La baronne Charlotte Louise-Wilhelmine de Boecklin eut onze enfants, desquels l’aîné, le général Frédéric-Guilllaume-Charles-Léopold, né le 1er juin 1767, mort à Runt (Bade) le 4 mars 1824, laissa seul des descendants.
Son mari mourut le 8 janvier 1813, à Ettenheim (Bade). Six de ses enfants moururent en bas âge. L’un d’eux, Guillaume-Auguste-Joseph-Alexandre, né à Bischheim en 1776, et mort en 1784, fut inscrit sur le registre des actes de décès de la paroisse catholique de Saint-Étienne, à Strasbourg. M. et Mme de Boecklin habitèrent Bischeim, puis Runt ; c’est avant 1798 que les époux se séparèrent ; Charlotte vint alors habiter une maison de Dirsburg vendue plus tard à des Israélites, en attendant d’avoir acquis le majorat de Dirsburg, où demeurait l’aîné de sa famille, son frère Ferdinand de Rôder. En 1818, elle vint à Strasbourg, où, selon son frère, elle se fit catholique. Elle est morte le 3 juin 1820.

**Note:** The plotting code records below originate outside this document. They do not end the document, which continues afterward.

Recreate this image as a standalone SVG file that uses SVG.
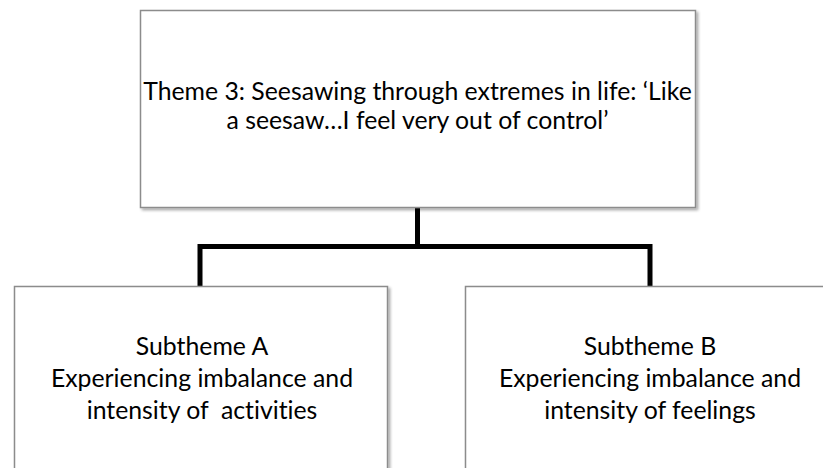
<svg xmlns="http://www.w3.org/2000/svg" width="823" height="468" viewBox="0 0 823 468">
<defs>
<filter id="sh" x="-5%" y="-5%" width="115%" height="115%">
<feGaussianBlur in="SourceAlpha" stdDeviation="1.5"/>
<feOffset dx="1.5" dy="1.5" result="b"/>
<feComponentTransfer><feFuncA type="linear" slope="0.35"/></feComponentTransfer>
<feMerge><feMergeNode/><feMergeNode in="SourceGraphic"/></feMerge>
</filter>
</defs>
<style>
.box{fill:#fff;stroke:#8c8c8c;stroke-width:1.5}
.t{font-family:Lato,"Liberation Sans",sans-serif;font-size:24.8px;fill:#000;text-anchor:middle;font-variant-ligatures:none;white-space:pre}
.c{fill:none;stroke:#000;stroke-width:5;stroke-linejoin:miter}
</style>
<rect width="823" height="468" fill="#fff"/>
<g id="connectors">
<path class="c" d="M417.5 208V246.5M200 287V246.5H650V287"/>
</g>
<g id="theme3">
<rect class="box" x="140.5" y="10.5" width="555" height="197" filter="url(#sh)"/>
<text class="t" x="417.5" y="100">Theme 3: Seesawing through extremes in life: ‘Like</text>
<text class="t" x="417.5" y="129">a seesaw…I feel very out of control’</text>
</g>
<g id="subthemeA">
<rect class="box" x="14.5" y="286.5" width="373" height="200" filter="url(#sh)"/>
<text class="t" x="202" y="355">Subtheme A</text>
<text class="t" x="202" y="387">Experiencing imbalance and</text>
<text class="t" x="202" y="419" xml:space="preserve">intensity of  activities</text>
</g>
<g id="subthemeB">
<rect class="box" x="465.5" y="286.5" width="370" height="200" filter="url(#sh)"/>
<text class="t" x="650" y="355">Subtheme B</text>
<text class="t" x="650" y="387">Experiencing imbalance and</text>
<text class="t" x="650" y="419">intensity of feelings</text>
</g>
</svg>
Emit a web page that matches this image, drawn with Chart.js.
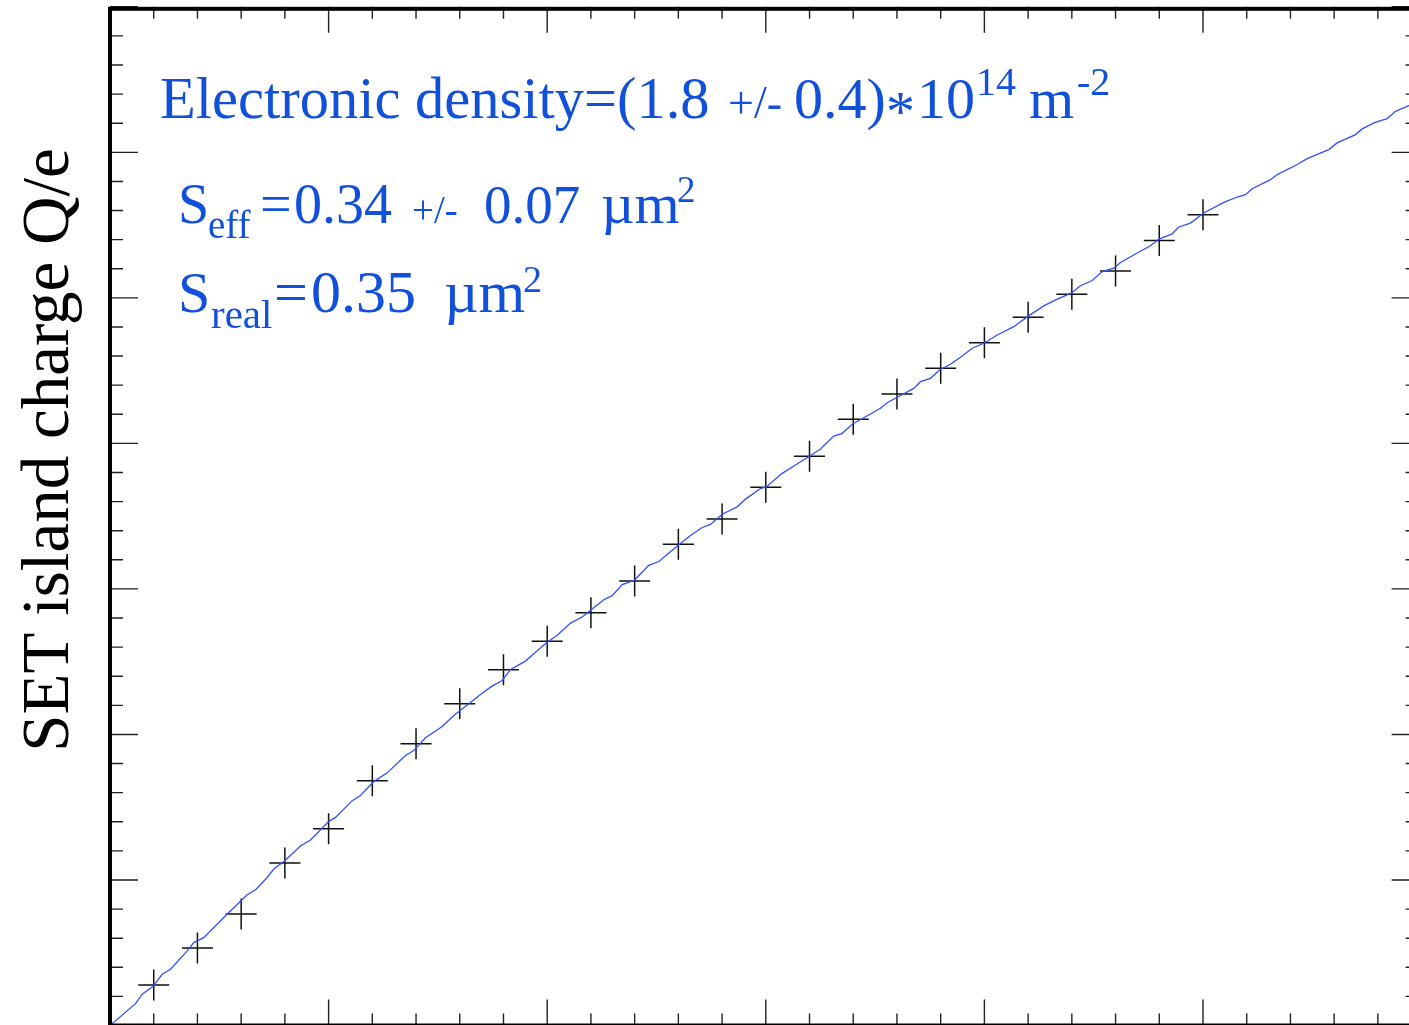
<!DOCTYPE html>
<html>
<head>
<meta charset="utf-8">
<script src="https://cdn.jsdelivr.net/npm/chart.js@4/dist/chart.umd.min.js"></script>
<style>
  html, body { margin: 0; padding: 0; overflow: hidden; background: #fff; }
  canvas { display: block; }
</style>
</head>
<body>
<canvas id="chargeChart" width="1440" height="1040" style="width:1440px;height:1040px"></canvas>
<script>
// measured points (x in minor-tick units, Q/e in axis units)
const pointX = [1, 2, 3, 4, 5, 6, 7, 8, 9, 10, 11, 12, 13, 14, 15, 16, 17, 18, 19, 20, 21, 22, 23, 24, 25];
const pointQ = [0.278, 0.533, 0.766, 1.117, 1.352, 1.682, 1.936, 2.211, 2.445, 2.640, 2.837, 3.054, 3.307,
  3.480, 3.698, 3.911, 4.165, 4.339, 4.516, 4.692, 4.866, 5.024, 5.184, 5.394, 5.571];

// simulated curve
const fitX = [0, 0.583, 0.737, 0.979, 1.194, 1.384, 1.766, 1.917, 2.145, 2.642, 3.138, 3.328, 3.596, 3.747,
  3.998, 4.357, 4.586, 5.005, 5.158, 5.540, 5.730, 6.034, 6.340, 6.759, 6.949, 7.216, 7.598, 7.864, 8.207,
  8.474, 8.703, 8.971, 9.161, 9.504, 9.693, 9.977, 10.229, 10.533, 10.800, 10.990, 11.295, 11.487, 11.715,
  11.990, 12.324, 12.553, 12.996, 13.278, 13.545, 13.735, 14.003, 14.346, 14.536, 14.879, 15.009, 15.375,
  15.679, 16.015, 16.251, 16.555, 16.747, 16.983, 17.241, 17.623, 17.777, 17.966, 18.385, 18.538, 18.767,
  18.973, 19.225, 19.453, 19.721, 19.986, 20.293, 20.672, 20.986, 21.358, 21.665, 21.985, 22.198, 22.465,
  22.694, 22.960, 23.113, 23.495, 23.799, 24.005, 24.295, 24.446, 24.714, 25.018, 25.476, 25.782, 25.972,
  26.125, 26.544, 26.697, 27.155, 27.383, 27.877, 28.069, 28.488, 28.641, 28.907, 29.213, 29.403, 29.707, 30.0];
const fitQ = [0, 0.150, 0.215, 0.267, 0.352, 0.387, 0.513, 0.570, 0.604, 0.754, 0.898, 0.933, 1.017, 1.075,
  1.132, 1.233, 1.275, 1.403, 1.430, 1.545, 1.580, 1.676, 1.736, 1.855, 1.889, 1.977, 2.054, 2.130, 2.211,
  2.275, 2.325, 2.371, 2.447, 2.504, 2.555, 2.628, 2.681, 2.765, 2.807, 2.853, 2.926, 2.954, 3.030,
  3.059, 3.162, 3.188, 3.300, 3.367, 3.422, 3.443, 3.513, 3.564, 3.617, 3.690, 3.701, 3.794,
  3.851, 3.915, 3.961, 4.050, 4.069, 4.133, 4.176, 4.241, 4.279, 4.310, 4.378, 4.424, 4.447,
  4.504, 4.544, 4.592, 4.654, 4.688, 4.745, 4.802, 4.871, 4.945, 4.991, 5.032, 5.083, 5.119,
  5.181, 5.204, 5.243, 5.308, 5.358, 5.406, 5.440, 5.487, 5.514, 5.583, 5.656, 5.693, 5.709,
  5.750, 5.812, 5.847, 5.916, 5.957, 6.019, 6.065, 6.122, 6.161, 6.202, 6.232, 6.282, 6.321, 6.356];

const xMax = 30;
const yMax = 7;
const xMinorStep = 1, xMajorEvery = 5;
const yMinorStep = 0.2, yMajorEvery = 5;

const yTitle = 'SET island charge Q/e';
const serif = '"Liberation Serif", "Times New Roman", serif';
const textBlue = '#1150da';

// text pieces: [text, left x, font size, baseline shift]
const noteLines = [
  { y: 118, runs: [['Electronic density=(1.8', 160, 58.5, 0], ['+/-', 728, 46, 0], ['0.4)', 794, 58, 0],
    ['*', 886, 58, 13], ['10', 917, 58, 0], ['14', 976, 40, -23], ['m', 1029, 58, 0], ['-2', 1077, 40, -23]] },
  { y: 223, runs: [['S', 178, 56, 0], ['eff', 208, 39, 15], ['=', 260, 56, 0], ['0.34', 294, 56, 0],
    ['+/-', 412, 39, 0], ['0.07', 484, 55, 0], ['\u00b5m', 601, 58, 0], ['2', 677, 37, -21]] },
  { y: 312, runs: [['S', 178, 58, 0], ['real', 211, 41, 16], ['=', 274, 60, 0], ['0.35', 311, 60, 0],
    ['\u00b5m', 444, 60, 0], ['2', 523, 38, -20]] }
];

const framePlugin = {
  id: 'frame',
  afterDraw(chart) {
    const ctx = chart.ctx;
    const xs = chart.scales.x, ys = chart.scales.y;
    const { left, right, top, bottom } = chart.chartArea;
    ctx.save();
    ctx.strokeStyle = '#222';
    ctx.lineWidth = 1.4;
    ctx.beginPath();
    for (let i = 0; i * xMinorStep <= xMax + 1e-9; i++) {
      const px = xs.getPixelForValue(i * xMinorStep);
      const major = i % xMajorEvery === 0;
      const len = major ? 26 : 12;
      ctx.moveTo(px, bottom); ctx.lineTo(px, bottom - len);
      ctx.moveTo(px, top); ctx.lineTo(px, top + len);
    }
    for (let i = 0; i * yMinorStep <= yMax + 1e-9; i++) {
      const py = ys.getPixelForValue(i * yMinorStep);
      const major = i % yMajorEvery === 0;
      ctx.moveTo(left, py); ctx.lineTo(left + (major ? 28 : 13), py);
      ctx.moveTo(right, py); ctx.lineTo(right - (major ? 30 : 16), py);
    }
    ctx.stroke();

    ctx.strokeStyle = '#000';
    ctx.lineWidth = 4;
    ctx.strokeRect(left, top + 2, right - left, bottom - top - 2);

    // y axis title
    ctx.fillStyle = '#000';
    ctx.font = '67px ' + serif;
    ctx.textAlign = 'center';
    ctx.textBaseline = 'alphabetic';
    ctx.translate(68, 450);
    ctx.rotate(-Math.PI / 2);
    ctx.fillText(yTitle, 0, 0);
    ctx.restore();

    // annotations
    ctx.save();
    ctx.fillStyle = textBlue;
    ctx.textAlign = 'left';
    ctx.textBaseline = 'alphabetic';
    noteLines.forEach(line => {
      line.runs.forEach(([t, x, size, dy]) => {
        ctx.font = size + 'px ' + serif;
        ctx.fillText(t, x, line.y + dy);
      });
    });
    ctx.restore();
  }
};

const ctx = document.getElementById('chargeChart').getContext('2d');

new Chart(ctx, {
  type: 'scatter',
  data: {
    datasets: [
      {
        label: 'fit',
        data: fitX.map((x, i) => ({ x: x, y: fitQ[i] })),
        showLine: true,
        borderColor: '#3050ff',
        borderWidth: 1.3,
        pointRadius: 0,
        tension: 0,
        order: 0
      },
      {
        label: 'data',
        data: pointX.map((x, i) => ({ x: x, y: pointQ[i] })),
        pointStyle: 'cross',
        pointRadius: 15.5,
        pointBorderWidth: 1.5,
        pointBorderColor: '#111',
        pointBackgroundColor: '#111',
        order: 1
      }
    ]
  },
  options: {
    responsive: false,
    devicePixelRatio: 1,
    animation: false,
    layout: {
      autoPadding: false,
      padding: { left: 110, top: 6.8, right: 18.4, bottom: 14.5 }
    },
    plugins: {
      legend: { display: false },
      tooltip: { enabled: false }
    },
    scales: {
      x: { type: 'linear', min: 0, max: xMax, display: false },
      y: { type: 'linear', min: 0, max: yMax, display: false }
    }
  },
  plugins: [framePlugin]
});
</script>
</body>
</html>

Mme de Boecklin était très liée à Frédéric-Rodolphe Saltzmann (1749-1821) pour lequel elle avait la plus grande estime. Tous deux fréquentaient Dorothea Westermann, la femme d’un cordonnier douée de visions et de rêves prophétiques. Selon Matter, comme sa sœur, Melle Schiwing, elle bénéficiait de visions comparables à celles de Swedenborg et voyait les anges. Lorsque Tieman vient la rencontrer à Strasbourg, elle lui confirma la présence des deux anges gardiens dont il se disait bénéficiaire. Saint-Martin lui-même consulta la voyante strasbourgeoise : « la vieille qui avait la confiance de Salzmann, et que ma B[oecklin]. me fit consulter lors de l’aventure romanesque, et qui me répondit assez juste par mes buis » (Mon Portrait, n° 272).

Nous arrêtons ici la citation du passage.